Planning to see your loved ones over the holidays – or any other time, for that matter – can be quite an exciting prospect. But, if you’re an amputee, it can also come with a certain amount of anxiety – especially if you’re planning on flying. After all, air travel is a notoriously tedious affair, and even more so for individuals with prosthetic devices…
…but don’t let that dampen your holiday spirits! By following these prosthetic care and amputee travel tips, you can ensure that your airport experience goes as smoothly and enjoyably as possible.
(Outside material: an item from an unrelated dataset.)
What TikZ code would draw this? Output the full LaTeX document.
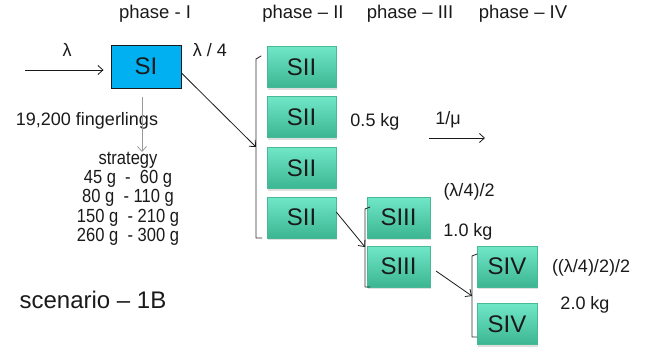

Even if extra fees apply, we highly recommend reserving bulkhead seating or selecting an airline such as Virgin America, Delta, or JetBlue that offer seating options with extra legroom. This is especially true if you’re going on a long-distance flight (4 hours or more) where the extended amount of time you spend sitting in one position with minimal room for movement could increase your risk for blood clots.
Conversely, by finding a seating area with extra legroom, such as in a bulkhead row, you’ll be able to move around more during the flight by stretching out or even getting up for a quick walk up the aisle. This will provide invaluable peace of mind that you won’t incur a blood clot while in the air.
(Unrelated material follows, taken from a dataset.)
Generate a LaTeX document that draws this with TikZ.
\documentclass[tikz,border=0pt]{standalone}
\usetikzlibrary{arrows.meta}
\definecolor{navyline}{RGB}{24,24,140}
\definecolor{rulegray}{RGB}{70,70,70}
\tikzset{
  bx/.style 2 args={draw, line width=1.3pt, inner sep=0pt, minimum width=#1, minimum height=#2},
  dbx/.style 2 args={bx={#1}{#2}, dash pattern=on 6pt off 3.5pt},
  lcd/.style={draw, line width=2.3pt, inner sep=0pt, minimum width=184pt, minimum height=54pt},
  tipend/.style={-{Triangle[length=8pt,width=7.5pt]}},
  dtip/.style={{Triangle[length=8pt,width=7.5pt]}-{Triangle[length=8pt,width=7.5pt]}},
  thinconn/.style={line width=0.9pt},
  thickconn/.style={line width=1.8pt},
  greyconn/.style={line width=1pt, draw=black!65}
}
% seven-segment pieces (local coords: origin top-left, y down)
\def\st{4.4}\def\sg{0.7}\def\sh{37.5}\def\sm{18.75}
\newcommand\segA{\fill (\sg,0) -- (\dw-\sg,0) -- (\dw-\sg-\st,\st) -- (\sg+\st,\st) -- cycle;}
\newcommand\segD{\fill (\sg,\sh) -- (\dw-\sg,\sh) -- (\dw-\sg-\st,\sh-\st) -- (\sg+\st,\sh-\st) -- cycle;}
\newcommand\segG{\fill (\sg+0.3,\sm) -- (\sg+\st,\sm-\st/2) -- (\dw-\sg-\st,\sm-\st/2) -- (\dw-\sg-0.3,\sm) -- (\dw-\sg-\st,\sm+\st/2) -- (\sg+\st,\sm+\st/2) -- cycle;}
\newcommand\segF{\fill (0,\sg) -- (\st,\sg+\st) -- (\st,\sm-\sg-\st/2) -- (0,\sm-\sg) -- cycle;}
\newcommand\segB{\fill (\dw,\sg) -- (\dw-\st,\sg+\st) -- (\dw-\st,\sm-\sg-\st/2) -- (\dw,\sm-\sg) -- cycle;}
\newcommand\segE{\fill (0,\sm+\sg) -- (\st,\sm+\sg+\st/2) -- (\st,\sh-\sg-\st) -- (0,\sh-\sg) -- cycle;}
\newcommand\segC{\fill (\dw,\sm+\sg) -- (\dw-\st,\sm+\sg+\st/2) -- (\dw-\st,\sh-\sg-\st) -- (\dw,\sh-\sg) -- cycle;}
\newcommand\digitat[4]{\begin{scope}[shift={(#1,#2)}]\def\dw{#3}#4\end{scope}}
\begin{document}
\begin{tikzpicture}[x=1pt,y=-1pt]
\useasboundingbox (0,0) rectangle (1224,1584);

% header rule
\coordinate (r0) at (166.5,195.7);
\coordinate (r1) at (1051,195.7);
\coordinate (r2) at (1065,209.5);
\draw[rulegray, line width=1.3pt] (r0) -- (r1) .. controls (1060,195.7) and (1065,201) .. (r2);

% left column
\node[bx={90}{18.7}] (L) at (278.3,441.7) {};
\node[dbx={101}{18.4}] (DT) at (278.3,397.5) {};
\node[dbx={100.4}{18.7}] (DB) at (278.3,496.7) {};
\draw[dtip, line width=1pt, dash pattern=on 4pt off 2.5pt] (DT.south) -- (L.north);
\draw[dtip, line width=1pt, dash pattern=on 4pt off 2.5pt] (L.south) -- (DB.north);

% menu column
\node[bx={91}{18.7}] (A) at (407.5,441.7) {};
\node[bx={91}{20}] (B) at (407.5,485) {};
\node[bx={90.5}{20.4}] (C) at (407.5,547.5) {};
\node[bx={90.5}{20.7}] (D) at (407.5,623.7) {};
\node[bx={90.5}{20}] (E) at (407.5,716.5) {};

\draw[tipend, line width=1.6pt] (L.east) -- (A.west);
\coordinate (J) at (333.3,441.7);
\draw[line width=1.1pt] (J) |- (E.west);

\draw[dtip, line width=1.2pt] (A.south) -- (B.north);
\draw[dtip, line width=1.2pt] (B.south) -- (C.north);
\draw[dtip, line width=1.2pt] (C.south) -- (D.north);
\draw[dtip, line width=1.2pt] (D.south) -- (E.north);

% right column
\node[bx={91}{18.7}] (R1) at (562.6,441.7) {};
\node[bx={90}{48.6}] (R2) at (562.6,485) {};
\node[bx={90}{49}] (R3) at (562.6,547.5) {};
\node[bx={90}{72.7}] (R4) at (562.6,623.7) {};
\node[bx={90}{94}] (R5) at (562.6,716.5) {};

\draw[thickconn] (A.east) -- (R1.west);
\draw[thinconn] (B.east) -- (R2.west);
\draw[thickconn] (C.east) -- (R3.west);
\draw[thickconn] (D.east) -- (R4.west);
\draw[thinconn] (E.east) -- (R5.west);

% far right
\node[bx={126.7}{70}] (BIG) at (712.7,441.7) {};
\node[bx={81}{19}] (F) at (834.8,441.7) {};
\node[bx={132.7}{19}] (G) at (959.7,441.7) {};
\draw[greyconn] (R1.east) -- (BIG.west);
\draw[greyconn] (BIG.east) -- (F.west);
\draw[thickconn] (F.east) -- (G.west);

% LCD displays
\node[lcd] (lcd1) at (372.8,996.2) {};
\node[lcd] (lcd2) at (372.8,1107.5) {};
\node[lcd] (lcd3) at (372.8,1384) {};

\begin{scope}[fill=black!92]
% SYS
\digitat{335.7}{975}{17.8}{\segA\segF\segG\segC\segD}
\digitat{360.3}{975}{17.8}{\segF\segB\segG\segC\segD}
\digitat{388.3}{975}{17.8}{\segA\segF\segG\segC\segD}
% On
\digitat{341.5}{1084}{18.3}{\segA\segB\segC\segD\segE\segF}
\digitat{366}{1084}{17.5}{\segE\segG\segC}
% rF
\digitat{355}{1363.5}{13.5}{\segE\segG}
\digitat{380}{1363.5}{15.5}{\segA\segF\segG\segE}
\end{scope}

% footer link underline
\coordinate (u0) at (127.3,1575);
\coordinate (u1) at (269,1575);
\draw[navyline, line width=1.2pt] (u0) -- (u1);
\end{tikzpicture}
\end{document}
The TSA are meticulous with their screening processes, so it’s a good idea to get to your gate with plenty of time to spare. Unfortunately, that might mean waking up earlier than you’d like – but it’s better than missing your flight! Depending on how large or small your airport is, plus what time of year it is (i.e., Christmas), you should arrive at least a full two to three hours before your flight’s scheduled departure time.
While going through the TSA screening process, you’ll surely set off some security monitors – but don’t be alarmed. They’ll need to check out your devices, so we recommend wearing comfortable, loose hanging clothes and slip-on shoes so it’s easy to show your devices.
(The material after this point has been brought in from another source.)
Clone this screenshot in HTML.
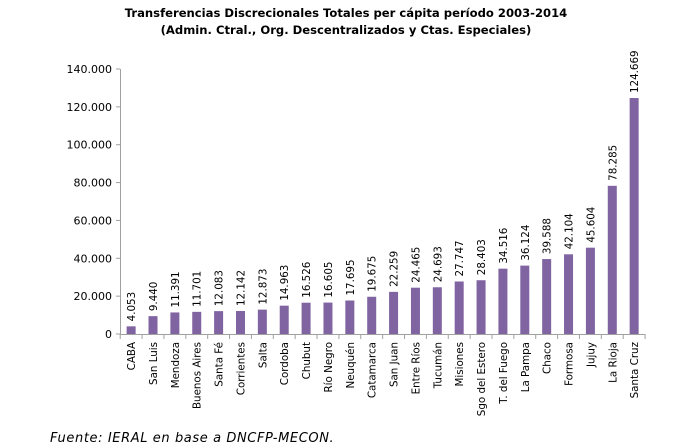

For more details and recommendations about medical device travel security and best practices, check with the TSA.
Whether you’re a below-knee amputee, pelvic amputee, or any other kind of amputee, you likely spend a lot of energy walking. It’s no secret that airports can be quite exhausting as you hurriedly try to make it from your first flight to the next, especially if it’s in a particularly large airport with multiple terminals to navigate.
Before you book, research the biggest and busiest airports in the US that you might be forced to connect to. If you do have to stop at one of the bigger or busier ones – don’t panic. Just make sure you have enough of a layover to get where you need to go with plenty of time and energy leftover.
Also, keep in mind that airports provide wheelchair and golf escort services – but if you’re in a hurry, these might not always be readily available.
Remember this important rule: bags containing medical devices go free of charge! So, if an airline ever wants to charge extra because they see that one of your bags or carry-ons has prosthetic supplies or parts in it, just let them know that these are essential medical devices. Note, however, that this rule applies to bags that contain only medical devices and nothing else. In addition, some airlines are stricter than others, so you should make extra sure by Googling your specific airline’s policies on this before heading out.
As far as the specific parts and supplies you should bring along, the best rule of thumb is to simply be proactive. Consider anything that could possibly go wrong with your prosthesis either in the airport, on the plane, or at your cousin’s house 300 miles away. What would you need to keep your devices working optimally and efficiently? Whether it’s an extra liner for your socket, medicine for a diabetes-related amputation, or even simple everyday things like screwdrivers, choroline wipes, and skip ointments, make sure to bring along anything necessary to keep your devices working.
You might feel the urge to remove your prosthetic device while you’re on your flight – but you shouldn’t. At the very least, you can let a little fresh air into the socket, but the last thing you want to do while flying is remove your prosthesis entirely – lest you jeopardize not being able to put it back on!
If you make sure to follow all of the aforementioned steps, you will greatly lessen the amount of anxiety you experience while flying. However, it’s important to remember that flying isn’t your only option. After all, there are plenty of other travel providers out there. In addition, there are specialized agencies that can help you plan accessible vacations and other exciting adventures.